[Start of GIVEN MATERIAL]
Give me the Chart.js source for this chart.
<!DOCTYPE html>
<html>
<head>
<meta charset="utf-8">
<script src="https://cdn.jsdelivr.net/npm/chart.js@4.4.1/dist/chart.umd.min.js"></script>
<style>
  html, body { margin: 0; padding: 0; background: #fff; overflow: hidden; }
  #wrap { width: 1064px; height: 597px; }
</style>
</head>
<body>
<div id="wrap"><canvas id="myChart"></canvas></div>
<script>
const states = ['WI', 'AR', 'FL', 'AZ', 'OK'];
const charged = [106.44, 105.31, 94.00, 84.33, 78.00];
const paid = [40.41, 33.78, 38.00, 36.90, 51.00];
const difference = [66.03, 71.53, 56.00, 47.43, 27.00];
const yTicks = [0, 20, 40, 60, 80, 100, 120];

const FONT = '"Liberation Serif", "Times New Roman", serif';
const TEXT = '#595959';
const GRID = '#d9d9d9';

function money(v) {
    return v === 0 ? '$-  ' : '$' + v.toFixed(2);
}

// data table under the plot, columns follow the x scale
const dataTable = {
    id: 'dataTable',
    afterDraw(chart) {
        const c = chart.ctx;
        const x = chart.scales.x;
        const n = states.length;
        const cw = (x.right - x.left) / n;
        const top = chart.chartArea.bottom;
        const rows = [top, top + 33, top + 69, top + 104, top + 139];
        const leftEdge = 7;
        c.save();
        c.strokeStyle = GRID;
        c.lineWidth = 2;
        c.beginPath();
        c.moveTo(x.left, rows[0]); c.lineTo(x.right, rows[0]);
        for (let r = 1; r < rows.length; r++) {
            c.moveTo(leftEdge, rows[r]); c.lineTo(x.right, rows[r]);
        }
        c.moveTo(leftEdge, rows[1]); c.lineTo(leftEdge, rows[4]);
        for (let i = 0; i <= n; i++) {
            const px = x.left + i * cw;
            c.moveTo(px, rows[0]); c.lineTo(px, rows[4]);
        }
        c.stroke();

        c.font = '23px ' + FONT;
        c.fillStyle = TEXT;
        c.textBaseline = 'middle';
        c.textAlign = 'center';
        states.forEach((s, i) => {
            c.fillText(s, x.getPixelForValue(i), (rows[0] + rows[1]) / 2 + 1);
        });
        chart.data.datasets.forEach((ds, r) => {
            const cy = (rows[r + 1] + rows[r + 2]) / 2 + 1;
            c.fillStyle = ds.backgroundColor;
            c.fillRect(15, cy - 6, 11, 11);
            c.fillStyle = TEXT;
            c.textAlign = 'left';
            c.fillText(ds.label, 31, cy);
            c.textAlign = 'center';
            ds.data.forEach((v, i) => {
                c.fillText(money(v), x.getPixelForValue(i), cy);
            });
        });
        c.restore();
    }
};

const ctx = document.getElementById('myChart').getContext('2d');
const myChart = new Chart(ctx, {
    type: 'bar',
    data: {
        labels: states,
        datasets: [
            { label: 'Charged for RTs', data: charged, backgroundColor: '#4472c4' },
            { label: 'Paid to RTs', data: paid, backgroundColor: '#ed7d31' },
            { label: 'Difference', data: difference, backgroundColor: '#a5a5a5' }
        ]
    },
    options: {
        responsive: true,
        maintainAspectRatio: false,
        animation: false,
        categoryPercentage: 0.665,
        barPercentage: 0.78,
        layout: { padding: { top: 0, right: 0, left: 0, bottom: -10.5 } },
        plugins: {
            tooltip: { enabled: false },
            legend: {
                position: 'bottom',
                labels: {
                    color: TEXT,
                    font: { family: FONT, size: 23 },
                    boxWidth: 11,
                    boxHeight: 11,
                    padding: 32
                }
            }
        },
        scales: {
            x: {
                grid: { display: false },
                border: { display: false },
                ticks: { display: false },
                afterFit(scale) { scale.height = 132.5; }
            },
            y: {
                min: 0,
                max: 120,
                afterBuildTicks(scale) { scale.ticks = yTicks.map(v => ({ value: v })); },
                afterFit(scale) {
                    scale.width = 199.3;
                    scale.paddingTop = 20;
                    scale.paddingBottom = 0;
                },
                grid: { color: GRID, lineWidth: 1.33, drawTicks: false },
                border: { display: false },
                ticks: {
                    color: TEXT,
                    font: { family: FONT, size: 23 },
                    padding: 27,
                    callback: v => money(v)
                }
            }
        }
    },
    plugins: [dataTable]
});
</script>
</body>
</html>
[End of GIVEN MATERIAL]
• **WHAT IS REQUIRED**: All of the lines above must be returned exactly.

• **ANSWER IN FULL**:
Give me the Chart.js source for this chart.
<!DOCTYPE html>
<html>
<head>
<meta charset="utf-8">
<script src="https://cdn.jsdelivr.net/npm/chart.js@4.4.1/dist/chart.umd.min.js"></script>
<style>
  html, body { margin: 0; padding: 0; background: #fff; overflow: hidden; }
  #wrap { width: 1064px; height: 597px; }
</style>
</head>
<body>
<div id="wrap"><canvas id="myChart"></canvas></div>
<script>
const states = ['WI', 'AR', 'FL', 'AZ', 'OK'];
const charged = [106.44, 105.31, 94.00, 84.33, 78.00];
const paid = [40.41, 33.78, 38.00, 36.90, 51.00];
const difference = [66.03, 71.53, 56.00, 47.43, 27.00];
const yTicks = [0, 20, 40, 60, 80, 100, 120];

const FONT = '"Liberation Serif", "Times New Roman", serif';
const TEXT = '#595959';
const GRID = '#d9d9d9';

function money(v) {
    return v === 0 ? '$-  ' : '$' + v.toFixed(2);
}

// data table under the plot, columns follow the x scale
const dataTable = {
    id: 'dataTable',
    afterDraw(chart) {
        const c = chart.ctx;
        const x = chart.scales.x;
        const n = states.length;
        const cw = (x.right - x.left) / n;
        const top = chart.chartArea.bottom;
        const rows = [top, top + 33, top + 69, top + 104, top + 139];
        const leftEdge = 7;
        c.save();
        c.strokeStyle = GRID;
        c.lineWidth = 2;
        c.beginPath();
        c.moveTo(x.left, rows[0]); c.lineTo(x.right, rows[0]);
        for (let r = 1; r < rows.length; r++) {
            c.moveTo(leftEdge, rows[r]); c.lineTo(x.right, rows[r]);
        }
        c.moveTo(leftEdge, rows[1]); c.lineTo(leftEdge, rows[4]);
        for (let i = 0; i <= n; i++) {
            const px = x.left + i * cw;
            c.moveTo(px, rows[0]); c.lineTo(px, rows[4]);
        }
        c.stroke();

        c.font = '23px ' + FONT;
        c.fillStyle = TEXT;
        c.textBaseline = 'middle';
        c.textAlign = 'center';
        states.forEach((s, i) => {
            c.fillText(s, x.getPixelForValue(i), (rows[0] + rows[1]) / 2 + 1);
        });
        chart.data.datasets.forEach((ds, r) => {
            const cy = (rows[r + 1] + rows[r + 2]) / 2 + 1;
            c.fillStyle = ds.backgroundColor;
            c.fillRect(15, cy - 6, 11, 11);
            c.fillStyle = TEXT;
            c.textAlign = 'left';
            c.fillText(ds.label, 31, cy);
            c.textAlign = 'center';
            ds.data.forEach((v, i) => {
                c.fillText(money(v), x.getPixelForValue(i), cy);
            });
        });
        c.restore();
    }
};

const ctx = document.getElementById('myChart').getContext('2d');
const myChart = new Chart(ctx, {
    type: 'bar',
    data: {
        labels: states,
        datasets: [
            { label: 'Charged for RTs', data: charged, backgroundColor: '#4472c4' },
            { label: 'Paid to RTs', data: paid, backgroundColor: '#ed7d31' },
            { label: 'Difference', data: difference, backgroundColor: '#a5a5a5' }
        ]
    },
    options: {
        responsive: true,
        maintainAspectRatio: false,
        animation: false,
        categoryPercentage: 0.665,
        barPercentage: 0.78,
        layout: { padding: { top: 0, right: 0, left: 0, bottom: -10.5 } },
        plugins: {
            tooltip: { enabled: false },
            legend: {
                position: 'bottom',
                labels: {
                    color: TEXT,
                    font: { family: FONT, size: 23 },
                    boxWidth: 11,
                    boxHeight: 11,
                    padding: 32
                }
            }
        },
        scales: {
            x: {
                grid: { display: false },
                border: { display: false },
                ticks: { display: false },
                afterFit(scale) { scale.height = 132.5; }
            },
            y: {
                min: 0,
                max: 120,
                afterBuildTicks(scale) { scale.ticks = yTicks.map(v => ({ value: v })); },
                afterFit(scale) {
                    scale.width = 199.3;
                    scale.paddingTop = 20;
                    scale.paddingBottom = 0;
                },
                grid: { color: GRID, lineWidth: 1.33, drawTicks: false },
                border: { display: false },
                ticks: {
                    color: TEXT,
                    font: { family: FONT, size: 23 },
                    padding: 27,
                    callback: v => money(v)
                }
            }
        }
    },
    plugins: [dataTable]
});
</script>
</body>
</html>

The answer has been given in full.